Still, I expect lesbian couples to continue to have problems in these cases. States will come after any money they sniff, and at least some men will become uncomfortable with the renunciation agreements they’ve entered. The Yates and Marotta cases provide yet another illustration of the plain fact that marriage equality hasn’t solved all the problems that same-sex couples will face. In Kansas, if the couple were a straight couple, the state probably would never have learned that a third party was involved.

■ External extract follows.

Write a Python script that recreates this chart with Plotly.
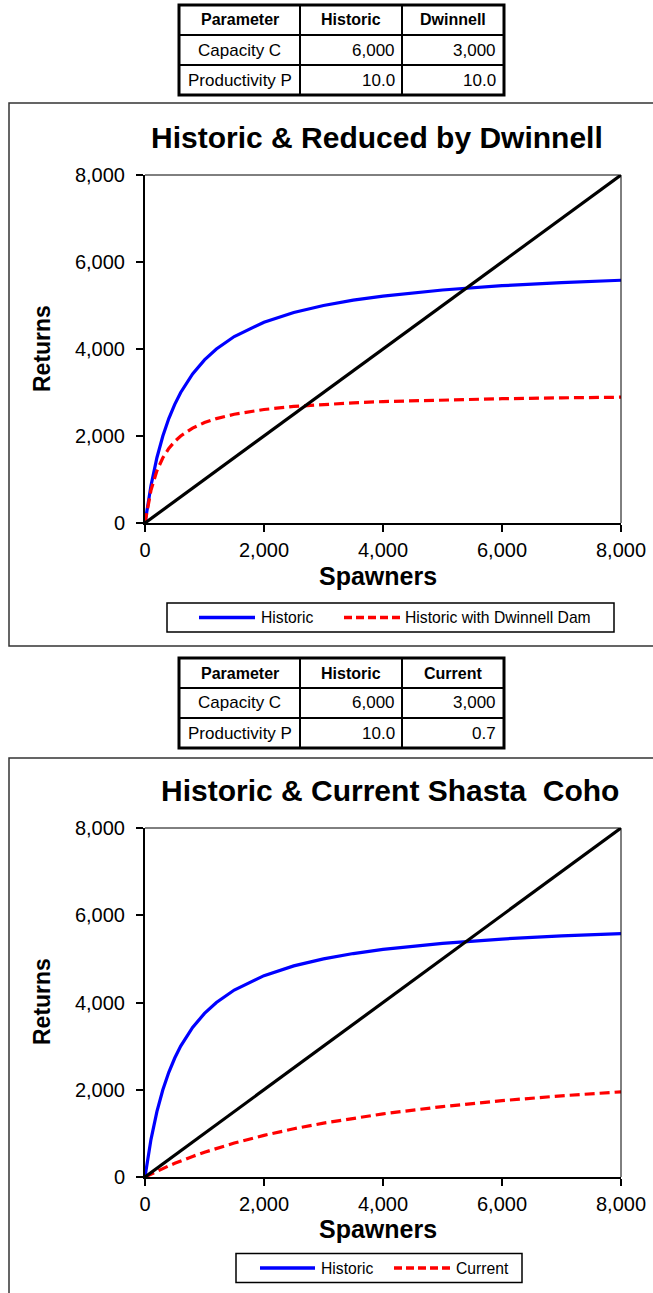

And had the Yates been a male-female couple, Sorrell would have needed to make a reasonable case that he was the bio dad before a court would even order genetic testing that might substantiate his claim. Where two women are involved, though, it’s clear from the get-go that outside help was needed, and often—as in these cases—the father’s identity is clear. (It’s worth pointing out that this whole mess could have been avoided if the couple had used the services of an anonymous donor, usually through a sperm bank.)

Don’t underestimate, either, the likelihood that a judge will look at the child of lesbian parents as missing one of the necessary ingredients for a family—a father.

So it’s possible that courts in New Jersey and elsewhere could end up following the lead of one state legislature—California, again—and formally recognize three legal parents.

Sheena and Tiara Yates have appealed the visitation award, and the case seems ticketed for the state supreme court. Whatever rules the court establishes for these complex cases, it needs to recognize the legitimacy and equality of couples like the Yates, and to begin to advance the tough task involved in sorting out the complexities of assisted reproduction cases.

Thanks to professor Kimberly Mutcherson of Rutgers School of Law–Camden and my colleague professor Alicia Kelly of the Widener University School of Law in Delaware for their valuable assistance in the preparation of this article.